Thereafter and on the 8th day of July, 1889, a final judgment was entered in the action after the report of Mr. Cole had been made and confirmed, by which final judgment the court decreed :

1. That the market value of the plaintiff's property on May 1, 1881, and of his riparian rights, etc., was $65,000.

2. That he was entitled to compensation and that the measure-of such compensation was the market value on May 1, 1881, with interest from that date at six per cent

After the costs had been taxed and the interest calculated a final judgment was entered as follows:

“Now on motion of MacFarland, Boardman & Platt, attorneys, for the plaintiff, it is ordered, adjudged and decreed that the plaintiff recover of the defendants the sum of $96,828.04 with $4,003.34 costs and disbursements, amounting together to the sum. of $100,83138.
“And. it is further ordered, adjudged and decreed that upon payment of said judgment, the mayor, aldermen and commonalty of the city of New York be entitled to all the plaintiff’s rights, title and interest in the property above described; and that upon receiving such payment the plaintiff is hereby required and directed to execute and deliver to said municipal corporation a good and sufficient bargain and sale deed, sufficient to convey and assure the same to it and to its successors and assigns forever.’’

On the 8th of July, 1890, the defendants paid the judgment in full; they paid $106,545.14, which was made up of the principal sum of $65,000, with interest and costs, and interest on the judgment from the date of the judgment on June 18, 1889, the latter-date being the day first appointed for payment of the judgment, and the plaintiff executed and delivered to the defendants the deed called for in the final judgment.

At the time of the delivery of the deed a question arose whether, under the terms of the judgment of the 8th of July,, 1889, the defendants were entitled to any other than a simple bargain and sale deed. It was claimed by the plaintiff that the-defendants were not, and by the latter insisted that they were, entitled to a full warranty deed.

A full warranty deed was, in fact, executed, but it was understood and agreed as a part of the submission that the mere fact of giving such warranty shall not determine the rights of the parties-upon this submission, but that the same shall be determined by the language of the final judgment of July 8, 1889.

At the time of the payment of the judgment a question of difference arose whether the plaintiff should bear and pay the sum of $674.45, that being the amount of taxes assessed against the property between May 1, 1881, the date of the trespass, and June 18, 1890, the date agreed upon for passing the title. No question arises as to the period from June 18, 1890, to July 8, 1890, when the judgment was actually paid.

Defendants claim that the plaintiff could not deliver to them the deed called for by the judgment, which means a title free and clear of all incumbrances, without paying these taxes.
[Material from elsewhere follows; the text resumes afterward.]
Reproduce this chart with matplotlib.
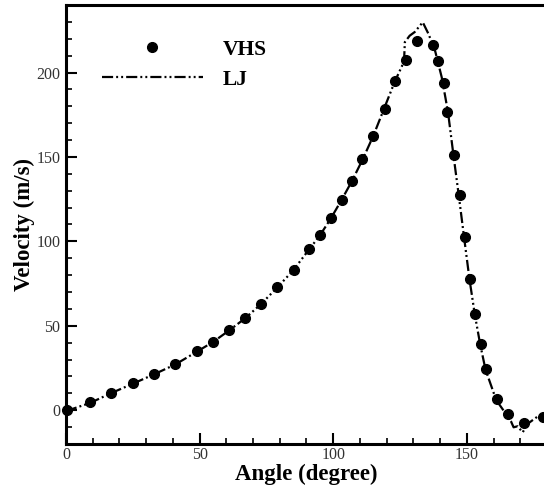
import matplotlib
matplotlib.use('Agg')
import matplotlib.pyplot as plt
from matplotlib.ticker import MultipleLocator

plt.rcParams['font.family'] = ['Liberation Serif', 'DejaVu Serif']
plt.rcParams['lines.scale_dashes'] = False

# VHS samples
vhs_angle = [0.5, 8.9, 17.0, 24.9, 32.9, 40.9, 49.0, 55.0, 61.1, 67.0, 73.0, 79.0,
             85.2, 91.0, 95.0, 99.1, 103.1, 107.0, 110.8, 115.0, 119.2, 123.1, 127.2,
             131.2, 137.4, 139.3, 141.5, 142.7, 145.2, 147.3, 149.2, 151.2, 153.2,
             155.2, 157.3, 161.3, 165.3, 171.3, 178.5]
vhs_vel = [0.1, 4.6, 10.5, 16.0, 21.6, 27.5, 35.0, 40.7, 47.5, 54.7, 63.2, 72.9,
           83.1, 95.6, 104.0, 113.8, 124.6, 136.0, 148.6, 162.7, 178.7, 194.8, 207.7,
           218.4, 216.6, 206.7, 193.8, 176.5, 151.2, 127.4, 102.4, 77.8, 56.7,
           39.2, 24.5, 6.5, -2.3, -7.6, -4.0]

# LJ curve
lj_angle = [0, 9, 17, 25, 33, 41, 49, 55, 61, 67, 73, 79, 85, 91, 95, 99, 103, 107,
            111, 115, 119, 123, 126.5, 126.8, 128.6, 130.5, 133.5, 135.7, 138.2,
            140.6, 142, 143, 145, 147, 149, 151, 153, 155, 157, 161, 165, 166.5,
            167.5, 169, 170.9, 172.7, 176.5, 180]
lj_vel = [-0.5, 4.3, 10.2, 15.7, 21.3, 27.2, 34.7, 40.4, 47.2, 54.4, 62.9, 72.6,
          82.8, 95.3, 103.5, 113.3, 124.2, 135.7, 148.5, 162.5, 178.5, 194.5,
          206.5, 218, 221.8, 224, 229.8, 222.7, 212.4, 197.2, 185, 176, 151, 127,
          102, 77.5, 56.5, 39, 24, 6, -3, -6.5, -10.1, -9.5, -13.1, -8.1, -3.7, -3]

fig = plt.figure(figsize=(5.44, 4.86), dpi=100)
ax = fig.add_axes([66/544, 42/486, 481/544, 439/486])

ax.plot(lj_angle, lj_vel, color='black', lw=1.6,
        linestyle=(0, (8, 2.2, 1.4, 2.2, 1.4, 2.2)), label='LJ', zorder=2)
ax.plot(vhs_angle, vhs_vel, 'o', color='black', ms=7, label='VHS', zorder=3,
        clip_on=False)

ax.set_xlim(0, 180)
ax.set_ylim(-20, 240)
ax.xaxis.set_major_locator(MultipleLocator(50))
ax.xaxis.set_minor_locator(MultipleLocator(10))
ax.yaxis.set_major_locator(MultipleLocator(50))
ax.yaxis.set_minor_locator(MultipleLocator(10))
ax.tick_params(which='major', direction='in', length=8, width=1.5,
               labelsize=11.5, labelcolor='#333333', pad=4)
ax.tick_params(axis='x', which='major', pad=2.5)
ax.tick_params(which='minor', direction='in', length=4.5, width=1.2)
ax.tick_params(top=False, right=False, which='both')
for side in ['left', 'bottom', 'top', 'right']:
    ax.spines[side].set_linewidth(2.2)

ax.set_xlabel('Angle (degree)', fontsize=16.5, fontweight='bold', labelpad=0.5)
ax.set_ylabel('Velocity (m/s)', fontsize=16.5, fontweight='bold', labelpad=1)

h, l = ax.get_legend_handles_labels()
ax.legend([h[1], h[0]], [l[1], l[0]], loc='upper left',
          bbox_to_anchor=(0.034, 0.965), frameon=False,
          prop={'weight': 'bold', 'size': 15.5}, handlelength=4.7,
          handletextpad=0.9, labelspacing=0.45, numpoints=1)

fig.savefig('out.png', dpi=100)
The plan-tiff claims that as said action had proceeded and been decided upon the theory that the defendants had destroyed plaintiff’s bulkhead, or appropriated the same to their own use, prior to the time that any of said taxes were assessed thereon, that the taxes were unlawful, and that the plaintiff could not justly be required to pay the same in order to carry out the provisions of said final judgment.

The simple question for decision by the court, therefore, upon this appeal is whether, under the circumstancs, the plaintiff, in order to comply with the provisions of the final judgment, was bound to bear and pay this $674.45, or whether the defendants should bear and pay the same.

It will have been observed that on the first of May, 1881, the property of the plaintiff was invaded and appropriated by the defendant, and in certain legal proceedings relative to such appropriation it was declared that he was entitled to the market value of his rights thus usurped as they existed on that day, with interest therefrom. The effect of such declaration was that the property had been taken by the city on that day. And having been taken and appropriated it seems to be clear beyond all possible dispute that no taxes could be assessable .against the plaintiff, from whom it was forcibly taken at that time, who never subsequently had possession of it in consequence, and who was not regarded by the defendant as the owner of the premises at the time they were ■taken. A mere statement of the proposition seems to bear its answer palpably written upon it.

For these reasons the plaintiff is entitled to such judgment as is provided for in the statement of facts agreed upon. Ordered accordingly.

Van Brunt, P. J., and Daniels, J., concur.